S&P Global Ratings said Malaysia’s 2022 growth momentum has continued into 2023 with its first-quarter gross domestic product (GDP) rising 5.6% year-on-year, underpinned by improvement in employment, recovery in tourism activity, and continued capital investments on both private and public fronts.
“Nevertheless, we expect full-year economic expansion to moderate to 4% as a weakened global growth environment takes hold,” it said.
The rating agency also said Malaysia’s 2023 budget remains expansionary to support growth momentum and alleviate inflationary pressures.
Hence, it forecast Malaysia’s net indebtedness to rise by 4.4% of GDP in 2023 versus a 5% increase in 2022 on moderately lower general and central government deficits, it said.
Meanwhile, it said Malaysia’s solid external position remains a rating strength. The country has had consistent current account surpluses for more than two decades.

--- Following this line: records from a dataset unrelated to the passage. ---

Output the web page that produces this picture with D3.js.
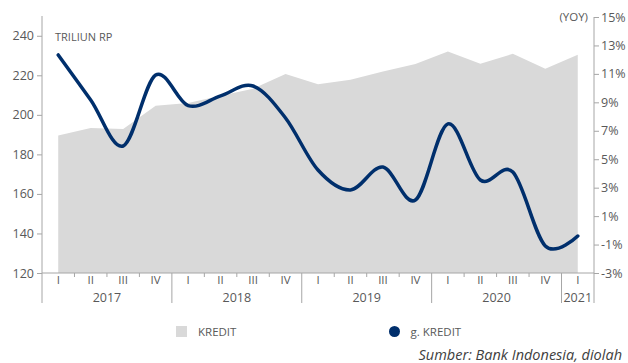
<!DOCTYPE html>
<html>
<head>
<meta charset="utf-8">
<script src="https://cdn.jsdelivr.net/npm/d3@7"></script>
<style>
  html, body { margin: 0; padding: 0; background: #fff; }
  svg text { font-family: "Open Sans", "Noto Sans", sans-serif; }
</style>
</head>
<body>
<div id="chart"></div>
<script>
// ===============================
// DATA
// ===============================
const quarters = ["I", "II", "III", "IV", "I", "II", "III", "IV", "I", "II", "III", "IV", "I", "II", "III", "IV", "I"];
const years = ["2017", "2018", "2019", "2020", "2021"];
const quartersPerYear = [4, 4, 4, 4, 1];
const kredit = [189.5, 193.3, 192.9, 204.6, 206, 209.6, 213.2, 220.6, 215.5, 217.7, 221.9, 225.7, 232, 225.8, 230.9, 223.3, 230.4];
const gKredit = [12.33, 9.17, 5.93, 10.92, 8.77, 9.45, 10.15, 7.9, 4.24, 2.84, 4.45, 2.13, 7.48, 3.54, 4.1, -1.1, -0.4];
const leftTicks = [120, 140, 160, 180, 200, 220, 240];
const rightTicks = [-3, -1, 1, 3, 5, 7, 9, 11, 13, 15];

// ===============================
// DIMENSIONS
// ===============================
const W = 628, H = 363;
const plot = { left: 42, right: 594, top: 16, bottom: 273 };

const svg = d3.select("#chart")
  .append("svg")
  .attr("width", W)
  .attr("height", H);

const idx = quarters.map((d, i) => i);

const x = d3.scaleBand()
  .domain(idx)
  .range([plot.left, plot.right])
  .padding(0);

const cx = (i) => x(i) + x.bandwidth() / 2;

const yL = d3.scaleLinear().domain([120, 250]).range([plot.bottom, plot.top]);
const yR = d3.scaleLinear().domain([-3, 15]).range([plot.bottom, plot.top + 1]);

const axisColor = "#a6a6a6";
const textColor = "#595959";

// ===============================
// AREA (KREDIT)
// ===============================
const area = d3.area()
  .x((d, i) => cx(i))
  .y0(plot.bottom)
  .y1((d) => yL(d));

svg.append("path")
  .datum(kredit)
  .attr("fill", "#d9d9d9")
  .attr("d", area);

// ===============================
// LINE (g. KREDIT)
// ===============================
const line = d3.line()
  .x((d, i) => cx(i))
  .y((d) => yR(d))
  .curve(d3.curveCardinal.tension(0));

svg.append("path")
  .datum(gKredit)
  .attr("fill", "none")
  .attr("stroke", "#002f6c")
  .attr("stroke-width", 3.5)
  .attr("stroke-linecap", "round")
  .attr("d", line);

// ===============================
// LEFT AXIS
// ===============================
svg.append("g")
  .attr("transform", `translate(${plot.left},0)`)
  .call(d3.axisLeft(yL).tickValues(leftTicks).tickSize(5).tickPadding(3))
  .call((g) => g.select(".domain").remove())
  .call((g) => g.selectAll(".tick line").attr("stroke", axisColor))
  .call((g) => g.selectAll(".tick text")
    .attr("fill", textColor).attr("font-size", "12.5px")
    .style("font-family", "'Open Sans', sans-serif"));

svg.append("line")
  .attr("x1", plot.left).attr("x2", plot.left)
  .attr("y1", plot.top).attr("y2", 303)
  .attr("stroke", axisColor);

// ===============================
// RIGHT AXIS
// ===============================
svg.append("g")
  .attr("transform", `translate(${plot.right},0)`)
  .call(d3.axisRight(yR).tickValues(rightTicks).tickSize(5).tickPadding(2)
    .tickFormat((d) => `${d}%`))
  .call((g) => g.select(".domain").remove())
  .call((g) => g.selectAll(".tick line").attr("stroke", axisColor))
  .call((g) => g.selectAll(".tick text")
    .attr("fill", textColor).attr("font-size", "12.5px")
    .style("font-family", "'Open Sans', sans-serif"));

svg.append("line")
  .attr("x1", plot.right).attr("x2", plot.right)
  .attr("y1", plot.top + 1).attr("y2", 303)
  .attr("stroke", axisColor);

// ===============================
// BOTTOM AXIS (QUARTERS + YEARS)
// ===============================
svg.append("line")
  .attr("x1", plot.left).attr("x2", plot.right)
  .attr("y1", plot.bottom).attr("y2", plot.bottom)
  .attr("stroke", axisColor);

svg.append("g")
  .attr("transform", `translate(0,${plot.bottom})`)
  .call(d3.axisBottom(x).tickSize(0).tickPadding(3).tickFormat((i) => quarters[i]))
  .call((g) => g.select(".domain").remove())
  .call((g) => g.selectAll(".tick text")
    .attr("fill", textColor).attr("font-size", "11.5px")
    .style("font-family", "'Open Sans', sans-serif"));

// separators
let start = 0;
const yearStarts = [];
quartersPerYear.forEach((n) => { yearStarts.push(start); start += n; });

idx.slice(1).forEach((i) => {
  const isYear = yearStarts.includes(i);
  svg.append("line")
    .attr("x1", x(i)).attr("x2", x(i))
    .attr("y1", plot.bottom)
    .attr("y2", isYear ? 303 : plot.bottom + 4)
    .attr("stroke", axisColor);
});

years.forEach((yr, k) => {
  const s = yearStarts[k];
  const e = s + quartersPerYear[k];
  svg.append("text")
    .attr("x", (x(s) + (e < quarters.length ? x(e) : plot.right)) / 2)
    .attr("y", 302)
    .attr("text-anchor", "middle")
    .attr("fill", textColor)
    .attr("font-size", "12.5px")
    .text(yr);
});

// ===============================
// UNIT LABELS
// ===============================
svg.append("text")
  .attr("x", 55).attr("y", 41)
  .attr("fill", textColor)
  .attr("font-size", "11px")
  .text("TRILIUN RP");

svg.append("text")
  .attr("x", 588).attr("y", 21)
  .attr("text-anchor", "end")
  .attr("fill", textColor)
  .attr("font-size", "11.5px")
  .text("(YOY)");

// ===============================
// LEGEND
// ===============================
svg.append("rect")
  .attr("x", 176).attr("y", 326)
  .attr("width", 11).attr("height", 11)
  .attr("fill", "#d9d9d9");

svg.append("text")
  .attr("x", 198).attr("y", 335.5)
  .attr("fill", textColor)
  .attr("font-size", "11.5px")
  .text("KREDIT");

svg.append("circle")
  .attr("cx", 394.5).attr("cy", 331.5)
  .attr("r", 5.5)
  .attr("fill", "#002f6c");

svg.append("text")
  .attr("x", 410.5).attr("y", 335.5)
  .attr("fill", textColor)
  .attr("font-size", "11.5px")
  .text("g. KREDIT");

// ===============================
// SOURCE
// ===============================
svg.append("text")
  .attr("x", 622).attr("y", 360)
  .attr("text-anchor", "end")
  .attr("fill", "#404040")
  .attr("font-size", "14.5px")
  .attr("font-style", "italic")
  .text("Sumber: Bank Indonesia, diolah");
</script>
</body>
</html>
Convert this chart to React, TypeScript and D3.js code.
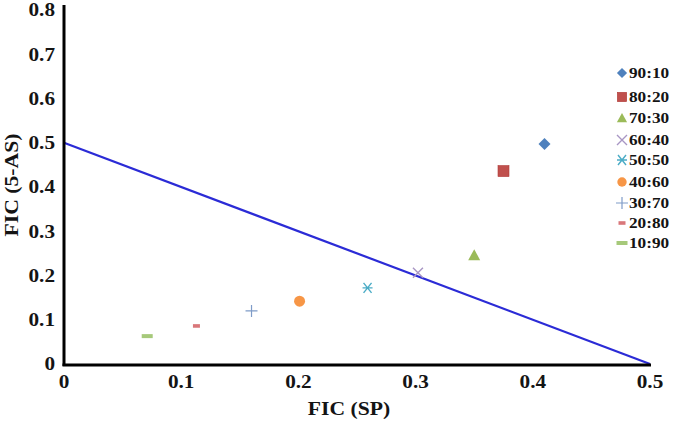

“We forecast the current account surplus will stabilise around 3% of GDP over the next three years, driven by a gradual recovery in tourism and a continued strong demand for its manufacturing exports, which will support the country’s trade accounts,” it said.
In addition, although Malaysia’s consumer price index (CPI) rose in 2022 to 3.4% in line with higher global prices and supply-side constraints, it expects the CPI to come in at a modest 2.8% by year end due to the government’s subsidies on fuel and food staples, it said.